The listing below begins with the first line you should copy; stop after the line containing "plt.rcParams['mathtext.rm'] = 'Liberation", and drop every picture.

------------------------------------

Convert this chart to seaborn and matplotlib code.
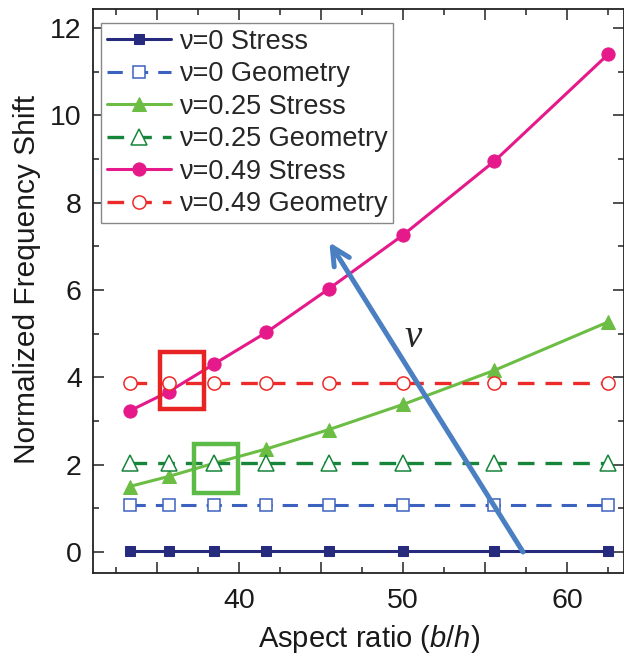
import matplotlib
matplotlib.use("Agg")
import matplotlib.pyplot as plt
import matplotlib.patches as mpatches
from matplotlib.ticker import MultipleLocator, FuncFormatter
import seaborn as sns
import numpy as np
import pandas as pd

sns.set_theme(style="ticks")
plt.rcParams['font.family'] = ['Liberation Sans', 'DejaVu Sans']
plt.rcParams['mathtext.fontset'] = 'custom'
plt.rcParams['mathtext.it'] = 'Liberation Sans:italic'
plt.rcParams['mathtext.rm'] = 'Liberation Sans'

# Data
aspect_ratio = [33.33, 35.71, 38.46, 41.67, 45.45, 50.0, 55.56, 62.5]
stress_nu0 = [0.02, 0.02, 0.02, 0.02, 0.02, 0.02, 0.02, 0.02]
geom_nu0 = [1.07, 1.07, 1.07, 1.07, 1.07, 1.07, 1.07, 1.07]
stress_nu025 = [1.50, 1.73, 2.03, 2.36, 2.80, 3.38, 4.16, 5.27]
geom_nu025 = [2.03, 2.03, 2.03, 2.03, 2.03, 2.03, 2.03, 2.03]
stress_nu049 = [3.23, 3.67, 4.30, 5.03, 6.02, 7.26, 8.95, 11.40]
geom_nu049 = [3.87, 3.87, 3.87, 3.87, 3.87, 3.87, 3.87, 3.87]

labels = ["ν=0 Stress", "ν=0 Geometry", "ν=0.25 Stress",
          "ν=0.25 Geometry", "ν=0.49 Stress", "ν=0.49 Geometry"]

fig = plt.figure(figsize=(6.24, 6.58), dpi=100)
ax = fig.add_axes([0.149, 0.1292, 0.851, 0.857])

series = [
    (stress_nu0, dict(color='#262b7e', marker='s', markersize=7.5, linestyle='-', lw=2.2,
                      markerfacecolor='#262b7e', markeredgecolor='#262b7e')),
    (geom_nu0, dict(color='#3c62c0', marker='s', markersize=8, linestyle=(0, (5, 3.3)), lw=2.2,
                    markerfacecolor='white', markeredgecolor='#3c62c0', markeredgewidth=1.1)),
    (stress_nu025, dict(color='#6cbd44', marker='^', markersize=10.5, linestyle='-', lw=2.2,
                        markerfacecolor='#6cbd44', markeredgecolor='#6cbd44')),
    (geom_nu025, dict(color='#17853a', marker='^', markersize=11, linestyle=(0, (5, 3.3)), lw=2.4,
                      markerfacecolor='white', markeredgecolor='#17853a', markeredgewidth=1.1)),
    (stress_nu049, dict(color='#e5198a', marker='o', markersize=9.5, linestyle='-', lw=2.2,
                        markerfacecolor='#e5198a', markeredgecolor='#e5198a')),
    (geom_nu049, dict(color='#ec2a2a', marker='o', markersize=9.5, linestyle=(0, (5, 3.3)), lw=2.4,
                      markerfacecolor='white', markeredgecolor='#ec2a2a', markeredgewidth=1.1)),
]

for (vals, kw), lab in zip(series, labels):
    df = pd.DataFrame({"x": aspect_ratio, "y": vals})
    sns.lineplot(data=df, x="x", y="y", ax=ax, label=lab, **kw)

# Highlight boxes
ax.add_patch(mpatches.Rectangle((35.2, 3.28), 2.67, 1.31, fill=False,
                                edgecolor='#e82323', lw=3.2, zorder=5))
ax.add_patch(mpatches.Rectangle((37.28, 1.35), 2.66, 1.13, fill=False,
                                edgecolor='#5cbb46', lw=3.2, zorder=5))

# Arrow
ax.annotate('', xy=(45.5, 7.09), xytext=(57.3, 0.0),
            arrowprops=dict(arrowstyle='->', color='#4a7fc1', lw=3.6,
                            mutation_scale=32, shrinkA=0, shrinkB=0), zorder=6)
ax.text(50.6, 4.92, 'ν', fontsize=28, family=['Liberation Serif', 'DejaVu Serif'],
        style='italic', ha='center', va='center')

ax.set_xlim(31.1, 63.45)
ax.set_ylim(-0.48, 12.43)
ax.xaxis.set_major_locator(MultipleLocator(5))
ax.xaxis.set_minor_locator(MultipleLocator(2.5))
ax.xaxis.set_major_formatter(FuncFormatter(lambda v, p: f"{int(v)}" if int(round(v)) % 10 == 0 else ""))
ax.yaxis.set_major_locator(MultipleLocator(2))
ax.yaxis.set_minor_locator(MultipleLocator(1))
ax.tick_params(which='both', direction='in', top=True, right=True, width=1.1, colors='#222222')
ax.tick_params(which='major', length=8, labelsize=20.5, labelcolor='#1a1a1a', pad=8)
ax.tick_params(axis='x', which='major', pad=11)
ax.tick_params(which='minor', length=4.3)
for s in ax.spines.values():
    s.set_linewidth(1.3)
    s.set_color('#222222')

ax.set_xlabel(r'Aspect ratio ($\it{b/h}$)', fontsize=21, color='#1a1a1a')
ax.set_ylabel('Normalized Frequency Shift', fontsize=21.5, color='#1a1a1a')
ax.xaxis.set_label_coords(0.519, -0.088)
ax.yaxis.set_label_coords(-0.098, 0.52)

leg = ax.legend(loc='upper left', bbox_to_anchor=(0.016, 0.975), fontsize=19.5,
                frameon=True, fancybox=False, edgecolor='#888888', framealpha=1,
                handlelength=2.35, handletextpad=0.3, labelspacing=0.24,
                borderpad=0.2, borderaxespad=0.0)
leg.get_frame().set_linewidth(1.0)

fig.savefig("out.png", dpi=100)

------------------------------------

* **SOLUTION TO THIS PROBLEM**:
Convert this chart to seaborn and matplotlib code.
import matplotlib
matplotlib.use("Agg")
import matplotlib.pyplot as plt
import matplotlib.patches as mpatches
from matplotlib.ticker import MultipleLocator, FuncFormatter
import seaborn as sns
import numpy as np
import pandas as pd

sns.set_theme(style="ticks")
plt.rcParams['font.family'] = ['Liberation Sans', 'DejaVu Sans']
plt.rcParams['mathtext.fontset'] = 'custom'
plt.rcParams['mathtext.it'] = 'Liberation Sans:italic'
plt.rcParams['mathtext.rm'] = 'Liberation Sans'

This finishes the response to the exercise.